AB2012: GOG chose many things in the past that have ended up significantly more expensive than originally planned. Exactly why they dropped "no regional pricing", then shortly after the related "Fair Price Bonus". Perhaps they should have foreseen Galaxy would be expensive at the supply end, but the flip-side of the coin is on the demand side, ie, if this place dies, it won't be those who only ever wanted DRM-Free offline installers of games that'll kill it, it'll be slowly drowned under a mountain ton of unending additional demands / boycotts from those demanding "GOG be Steam in absolutely every way" on top of DRM-Free (Galaxy, cloud saves, 1:1 achievement parity, "
I want GOG to provide support for my Steam Deck",
"I want a GOG Workshop", etc) with less than 1/150th of the money Valve has to pay for it all. When the
most recent Q3 2024 results (p27) were another large 1m PLN (approx $250k) loss, then something's going to give sooner to later...
Bottom line - If you buy a game from GOG, download the offline installer then vanish never to look at the store again, GOG won't make any more profit from you, but at the very least you also won't be imposing any regular costs on them in future. Same definitely isn't true of Cloud Storage, and when you're buying only 2.5 games per year here on average (OP has just 26 games on an 11 year old account) and maxing out cloud storage, whatever profit they made in game sales is almost certainly being more than wiped out via annual cloud storage hosting costs.
Reading between the lines the real problem GOG has isn't a few well known forum regulars with +2,000 GOG collections who more than pay for their cloud save usage, it's those who buy only a handful of games here (quite a few accounts I've seen are just 1-2 game accounts with only CDPR titles like Witcher 3, Cyberpunk 2077), then spend little more here after that to pay for the next decade's cloud storage after they stop shopping here. I'm pretty sure that's the underlying reasoning behind 200MB per game (rather than 10GB per account).
Fair points, though we don't have enough facts to go on, only speculation based on personal observation. It could be true, but might not be. I personally presumed enough of us bought enough games to cover those who haven't. Especially, as I suspect many like me, don't even use Cloud Storage.
Though it would be true, I suspect, that GOG sell to many more gamers now, many of whom, probably most, who don't particularly care about DRM-Free, and who just use the direct Download & Install option of Galaxy. There could be a lot of GOG customers like that, perhaps the majority, and they only have a handful of games each at GOG.

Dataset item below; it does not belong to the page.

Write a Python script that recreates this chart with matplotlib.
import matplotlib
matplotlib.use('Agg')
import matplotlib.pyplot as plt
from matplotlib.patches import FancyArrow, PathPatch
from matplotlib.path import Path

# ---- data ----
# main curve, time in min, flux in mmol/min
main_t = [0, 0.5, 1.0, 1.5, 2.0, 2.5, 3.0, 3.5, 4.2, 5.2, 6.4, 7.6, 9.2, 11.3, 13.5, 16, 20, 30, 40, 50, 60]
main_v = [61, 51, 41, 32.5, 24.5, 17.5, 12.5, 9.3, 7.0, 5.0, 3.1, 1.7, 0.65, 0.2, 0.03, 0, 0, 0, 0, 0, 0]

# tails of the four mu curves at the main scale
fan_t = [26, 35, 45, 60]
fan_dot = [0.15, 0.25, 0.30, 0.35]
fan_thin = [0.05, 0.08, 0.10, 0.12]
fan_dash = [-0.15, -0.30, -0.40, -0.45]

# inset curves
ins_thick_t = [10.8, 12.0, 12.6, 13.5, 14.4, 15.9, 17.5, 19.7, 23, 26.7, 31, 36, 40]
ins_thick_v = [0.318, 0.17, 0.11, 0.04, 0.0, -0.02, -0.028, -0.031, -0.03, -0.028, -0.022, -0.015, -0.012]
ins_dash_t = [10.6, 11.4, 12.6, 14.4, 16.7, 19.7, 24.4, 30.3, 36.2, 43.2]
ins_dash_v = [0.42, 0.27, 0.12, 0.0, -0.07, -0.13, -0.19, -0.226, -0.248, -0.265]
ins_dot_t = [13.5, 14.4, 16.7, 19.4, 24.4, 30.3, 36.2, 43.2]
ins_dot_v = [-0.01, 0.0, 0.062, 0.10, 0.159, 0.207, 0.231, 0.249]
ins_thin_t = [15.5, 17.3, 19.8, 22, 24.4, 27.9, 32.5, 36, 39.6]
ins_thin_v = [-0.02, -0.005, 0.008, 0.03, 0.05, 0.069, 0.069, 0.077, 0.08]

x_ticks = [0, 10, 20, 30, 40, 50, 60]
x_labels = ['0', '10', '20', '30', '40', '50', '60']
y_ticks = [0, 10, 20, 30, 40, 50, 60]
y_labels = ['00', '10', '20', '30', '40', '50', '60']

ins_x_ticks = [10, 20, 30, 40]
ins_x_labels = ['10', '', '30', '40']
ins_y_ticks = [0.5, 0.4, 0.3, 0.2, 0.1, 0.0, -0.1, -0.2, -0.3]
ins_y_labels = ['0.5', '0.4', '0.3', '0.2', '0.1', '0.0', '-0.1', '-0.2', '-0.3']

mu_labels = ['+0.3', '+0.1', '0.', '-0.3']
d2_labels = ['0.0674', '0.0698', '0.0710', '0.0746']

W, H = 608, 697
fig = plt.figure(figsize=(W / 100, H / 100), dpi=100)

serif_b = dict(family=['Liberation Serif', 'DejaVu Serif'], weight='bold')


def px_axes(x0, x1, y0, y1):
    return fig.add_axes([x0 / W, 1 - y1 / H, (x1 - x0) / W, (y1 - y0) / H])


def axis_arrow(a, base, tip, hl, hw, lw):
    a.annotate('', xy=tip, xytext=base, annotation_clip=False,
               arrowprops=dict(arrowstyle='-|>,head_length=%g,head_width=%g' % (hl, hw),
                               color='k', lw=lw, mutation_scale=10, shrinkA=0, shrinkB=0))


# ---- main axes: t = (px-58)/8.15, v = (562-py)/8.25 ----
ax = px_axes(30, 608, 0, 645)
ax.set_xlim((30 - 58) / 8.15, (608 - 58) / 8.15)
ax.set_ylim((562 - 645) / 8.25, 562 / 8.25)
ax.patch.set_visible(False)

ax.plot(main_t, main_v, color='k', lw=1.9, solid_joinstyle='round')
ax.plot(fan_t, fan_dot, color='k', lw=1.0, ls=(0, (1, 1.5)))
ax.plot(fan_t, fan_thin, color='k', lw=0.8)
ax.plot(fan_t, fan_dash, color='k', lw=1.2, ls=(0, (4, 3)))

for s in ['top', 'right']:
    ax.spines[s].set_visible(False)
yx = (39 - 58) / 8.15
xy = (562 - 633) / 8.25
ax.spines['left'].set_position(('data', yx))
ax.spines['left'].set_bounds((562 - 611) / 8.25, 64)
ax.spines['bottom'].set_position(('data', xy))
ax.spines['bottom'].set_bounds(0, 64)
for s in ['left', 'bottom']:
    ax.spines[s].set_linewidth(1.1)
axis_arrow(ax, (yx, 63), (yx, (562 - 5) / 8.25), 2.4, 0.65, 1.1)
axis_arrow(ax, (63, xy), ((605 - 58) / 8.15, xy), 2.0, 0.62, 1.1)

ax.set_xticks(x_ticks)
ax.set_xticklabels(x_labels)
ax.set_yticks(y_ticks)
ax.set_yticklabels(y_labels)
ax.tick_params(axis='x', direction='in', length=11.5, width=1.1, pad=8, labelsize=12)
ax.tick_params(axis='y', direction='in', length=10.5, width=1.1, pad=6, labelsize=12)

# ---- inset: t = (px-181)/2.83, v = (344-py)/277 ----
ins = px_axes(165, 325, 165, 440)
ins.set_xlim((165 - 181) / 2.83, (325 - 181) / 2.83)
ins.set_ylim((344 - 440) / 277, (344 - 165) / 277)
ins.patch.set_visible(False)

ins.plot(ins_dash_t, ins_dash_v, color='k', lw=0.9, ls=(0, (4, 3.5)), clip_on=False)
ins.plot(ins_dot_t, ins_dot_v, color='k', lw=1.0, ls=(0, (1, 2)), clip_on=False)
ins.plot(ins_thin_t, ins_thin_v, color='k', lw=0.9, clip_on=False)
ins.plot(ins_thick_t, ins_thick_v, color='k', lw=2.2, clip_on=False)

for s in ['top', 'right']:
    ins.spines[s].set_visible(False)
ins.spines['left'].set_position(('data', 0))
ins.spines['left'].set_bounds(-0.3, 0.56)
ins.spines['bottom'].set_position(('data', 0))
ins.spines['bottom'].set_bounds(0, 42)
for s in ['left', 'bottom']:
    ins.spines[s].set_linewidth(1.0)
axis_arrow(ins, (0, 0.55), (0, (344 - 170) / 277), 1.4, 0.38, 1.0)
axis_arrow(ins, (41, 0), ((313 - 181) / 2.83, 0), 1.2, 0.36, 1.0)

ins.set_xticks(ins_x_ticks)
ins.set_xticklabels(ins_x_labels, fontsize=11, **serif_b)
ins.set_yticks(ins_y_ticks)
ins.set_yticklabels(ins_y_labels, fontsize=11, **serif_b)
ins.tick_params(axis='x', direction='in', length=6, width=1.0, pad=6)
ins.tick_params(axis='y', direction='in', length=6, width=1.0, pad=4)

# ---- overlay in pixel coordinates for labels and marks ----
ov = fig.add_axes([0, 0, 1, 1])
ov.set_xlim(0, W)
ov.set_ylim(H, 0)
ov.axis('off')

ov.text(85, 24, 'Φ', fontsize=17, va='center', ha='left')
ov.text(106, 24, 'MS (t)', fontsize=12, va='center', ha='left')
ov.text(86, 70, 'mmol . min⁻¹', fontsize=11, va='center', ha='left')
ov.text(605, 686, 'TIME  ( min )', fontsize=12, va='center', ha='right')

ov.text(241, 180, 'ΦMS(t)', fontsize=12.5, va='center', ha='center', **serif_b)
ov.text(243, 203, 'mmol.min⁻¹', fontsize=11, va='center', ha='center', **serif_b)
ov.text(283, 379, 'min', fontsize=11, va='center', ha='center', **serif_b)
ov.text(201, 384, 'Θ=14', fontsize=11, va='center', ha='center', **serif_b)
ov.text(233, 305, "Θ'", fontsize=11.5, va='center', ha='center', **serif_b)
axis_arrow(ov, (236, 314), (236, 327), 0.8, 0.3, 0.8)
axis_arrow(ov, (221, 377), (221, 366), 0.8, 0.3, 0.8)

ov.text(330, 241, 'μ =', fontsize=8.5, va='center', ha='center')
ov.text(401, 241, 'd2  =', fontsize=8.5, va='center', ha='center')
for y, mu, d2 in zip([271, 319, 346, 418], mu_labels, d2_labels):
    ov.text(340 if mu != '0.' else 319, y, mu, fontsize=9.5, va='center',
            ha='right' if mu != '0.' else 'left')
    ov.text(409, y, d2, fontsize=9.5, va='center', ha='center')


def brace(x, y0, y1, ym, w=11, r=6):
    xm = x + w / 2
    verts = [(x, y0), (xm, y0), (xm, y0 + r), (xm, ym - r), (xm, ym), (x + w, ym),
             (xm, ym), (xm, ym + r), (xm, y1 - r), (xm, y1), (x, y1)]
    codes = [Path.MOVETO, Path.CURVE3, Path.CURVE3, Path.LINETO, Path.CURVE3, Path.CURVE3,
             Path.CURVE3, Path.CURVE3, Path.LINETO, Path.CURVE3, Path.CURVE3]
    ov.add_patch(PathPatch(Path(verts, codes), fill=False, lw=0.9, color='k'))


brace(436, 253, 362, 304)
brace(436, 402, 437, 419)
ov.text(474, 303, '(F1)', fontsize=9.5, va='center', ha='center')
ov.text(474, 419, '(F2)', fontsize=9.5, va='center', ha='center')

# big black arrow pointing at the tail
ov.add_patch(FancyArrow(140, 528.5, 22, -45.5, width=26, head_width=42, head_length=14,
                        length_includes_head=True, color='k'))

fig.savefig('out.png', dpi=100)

Without GOG actively promoting Offline Installers, most gamers who come to GOG's shores, are probably using GOG much like they use Steam, via the client. And that does not bode well, in my opinion, for GOG's long term survival.
GOG's survival would surely rely on customers coming back to GOG time and time again, and buying games, not those who just buy a handful, as high in numbers as they might be, they will only help GOG short term, and like has been claimed likely incur costs greater than profits.
Many who come here, seem to think it is GOG versus Steam, when it can never be so. Steam are just too big, and don't have the issues and restrictions that GOG have. The only store that can take on a behemoth like Steam is Epic and currently they are doing all the right things, which by necessity is a long and slow process.